6 Future Implications

INSIDE demonstrates that the use of spectromorphologically similar sound design and music can create new opportunities for mood induction and imaginative immersion. These techniques could be expanded and applied to a number of different gameplay contexts in future. For example, the balance of sound and spectromorphologically similar music could be altered based on a continuous variable, rather than simply switching fully once a virtual threshold has been crossed by the player. Perhaps the most obvious application of this would be to control the balance based on the player’s remaining health, with the music becoming more predominant as the player approaches death. Emotional content encoded into the music could be used to great effect to induce a mood of dread or anxiety in the player in this way, simultaneously serving to notify and deepen immersion.

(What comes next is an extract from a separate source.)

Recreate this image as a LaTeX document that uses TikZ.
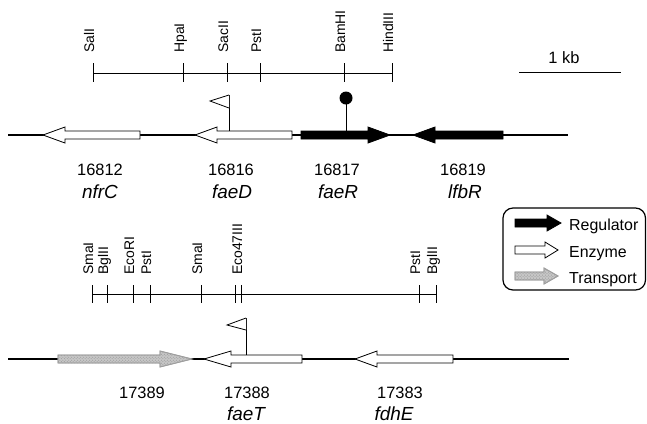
\documentclass[tikz,border=0pt]{standalone}
\usepackage{fontspec}
\setmainfont{Liberation Sans}
\usetikzlibrary{patterns}
\newcommand\genearrow[5]{\draw[#1] (#2,#5-4) -- (#3,#5-4) -- (#3,#5-8) -- (#4,#5) -- (#3,#5+8) -- (#3,#5+4) -- (#2,#5+4) -- cycle;}
\begin{document}
\begin{tikzpicture}[x=1bp,y=-1bp,
  site/.style={rotate=90,anchor=base west,inner sep=0pt,font=\fontsize{14}{16}\selectfont},
  num/.style={anchor=base,inner sep=0pt,font=\fontsize{16.5}{19}\selectfont},
  gname/.style={anchor=base,inner sep=0pt,font=\fontsize{19}{22}\selectfont\itshape},
  legtext/.style={anchor=base west,inner sep=0pt,font=\fontsize{16}{19}\selectfont},
  dna/.style={line width=1.7bp},
  rmap/.style={line width=0.9bp},
  reg/.style={fill=black,draw=black,line width=0.8bp},
  enz/.style={fill=white,draw=black,line width=0.8bp},
  trn/.style={fill=gray!45,draw=gray!75,line width=0.8bp},
  trnpat/.style={pattern=crosshatch dots,pattern color=gray!85,draw=gray!75,line width=0.8bp},
  flagstyle/.style={fill=white,draw=black,line width=0.8bp}
]
\useasboundingbox (0,0) rectangle (647,423);

% ---------- top restriction map ----------
\coordinate (tm1) at (93,73);
\coordinate (tm2) at (393,73);
\draw[rmap] (tm1) -- (tm2);
\foreach \x/\n/\lab in {93/salI/SalI,183/hpaI/HpaI,227/sacII/SacII,260/pstI/PstI,344/bamHI/BamHI,392/hindIII/HindIII}{
  \draw[rmap] (\x,63) -- (\x,82);
  \node[site] (t\n) at (\x+1,53) {\lab};
}
% scale bar
\coordinate (sb1) at (519,72);
\coordinate (sb2) at (621,72);
\draw[rmap] (sb1) -- (sb2);
\node[num] (kb) at (564,63) {1 kb};

% ---------- top gene line ----------
\coordinate (ta) at (8,135);
\coordinate (tb) at (568,135);
\draw[dna] (ta) -- (tb);
\genearrow{enz}{140}{65}{43}{135}
\genearrow{enz}{292}{217}{195}{135}
\genearrow{reg}{301}{368}{390}{135}
\genearrow{reg}{503}{435}{413}{135}
% promoter flag faeD
\draw[line width=0.8bp] (229,131) -- (229,95);
\draw[flagstyle] (229,95) -- (210,101) -- (229,108);
% terminator lollipop faeR
\draw[line width=0.8bp] (346,131) -- (346,100);
\fill (346,98) circle (6.5);

\node[num] (n16812) at (100,175) {16812};
\node[gname] (nfrC) at (100,198) {nfrC};
\node[num] (n16816) at (231,175) {16816};
\node[gname] (faeD) at (232,198) {faeD};
\node[num] (n16817) at (337,175) {16817};
\node[gname] (faeR) at (338,198) {faeR};
\node[num] (n16819) at (463,175) {16819};
\node[gname] (lfbR) at (465,198) {lfbR};

% ---------- legend ----------
\draw[line width=1.2bp,rounded corners=10bp] (503,208) rectangle (645.5,290);
\genearrow{reg}{515}{547}{561}{223}
\genearrow{enz}{515}{545}{558}{250}
\genearrow{trn}{515}{544}{558}{276}
\genearrow{trnpat}{515}{544}{558}{276}
\node[legtext] (lreg) at (569,230) {Regulator};
\node[legtext] (lenz) at (569,257) {Enzyme};
\node[legtext] (ltrn) at (569,283) {Transport};

% ---------- bottom restriction map ----------
\coordinate (bm1) at (92,294);
\coordinate (bm2) at (436,294);
\draw[rmap] (bm1) -- (bm2);
\foreach \x/\n/\lab in {92/smaIa/SmaI,107/bglIIa/BglII,133/ecoRI/EcoRI,150/pstIa/PstI,201/smaIb/SmaI,241/eco/Eco47III,419/pstIb/PstI,436/bglIIb/BglII}{
  \draw[rmap] (\x,285) -- (\x,303);
  \node[site] (b\n) at (\x+1,275) {\lab};
}
\draw[rmap] (235,285) -- (235,303);

% ---------- bottom gene line ----------
\coordinate (ba) at (8,359);
\coordinate (bb) at (569,359);
\draw[dna] (ba) -- (bb);
\genearrow{trn}{58}{160}{192}{359}
\genearrow{trnpat}{58}{160}{192}{359}
\genearrow{enz}{302}{231}{204}{359}
\genearrow{enz}{453}{377}{355}{359}
% promoter flag faeT
\draw[line width=0.8bp] (246,355) -- (246,318);
\draw[flagstyle] (246,318) -- (227,325) -- (246,330);

\node[num] (n17389) at (142,398) {17389};
\node[num] (n17388) at (247,398) {17388};
\node[gname] (faeT) at (246,420) {faeT};
\node[num] (n17383) at (400,398) {17383};
\node[gname] (fdhE) at (394,420) {fdhE};
\end{tikzpicture}
\end{document}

The disadvantage with using a technique such as this would result from the inherently non-musical timing of events that occur within the game. For example, a pseudo-random sound such as the approaching footsteps of an enemy squad would not translate easily into a musically viable instrumental layer. Care would have to be taken apply this technique only to musically viable sounds. Alternatively, in-game events would have to be constricted to occur at musically appropriate intervals of time. Stevens and Raybould (2015) propose a possible solution to this conflict, suggesting that each game event could be assigned a window of opportunity in which to occur. They suggest that within this window, the game could select the closest musical subdivision and snap the event to occur in synchronicity. INSIDE circumvents this pitfall by applying the technique only to one set of sound effects with a fixed rhythmic structure, set within a level designed specifically for the purpose of utilising this effect. For the technique to be more widely adopted across multiple genres it would require that games be designed from the ground up to trigger events based on musical information.

7 Conclusion

In conclusion, INSIDE utilises audio in this gameplay section to imbue one fairly simple mechanic with a number of different functions. By giving priority to the looping audio and ensuring that all other gameplay elements conform appropriately, INSIDE is able to effectively communicate the game mechanics whilst retaining and deepening player immersion, even through repeated player deaths. The usage of spectromorphologically similar sound and music allows for effective mood induction, narrative progression and the deepening of sensory, challenge-based and imaginative immersion. The specific advantage that this technique possesses is that it allows for all of this whilst still performing the same ludic functions as traditional diegetic sound design. By altering the soundscape in this manner as the player progresses, episodic compartmentalisation can be achieved as part of a continuous gameplay experience, eschewing the need for more traditional methods of delineation such as cut scenes or chapter title cards.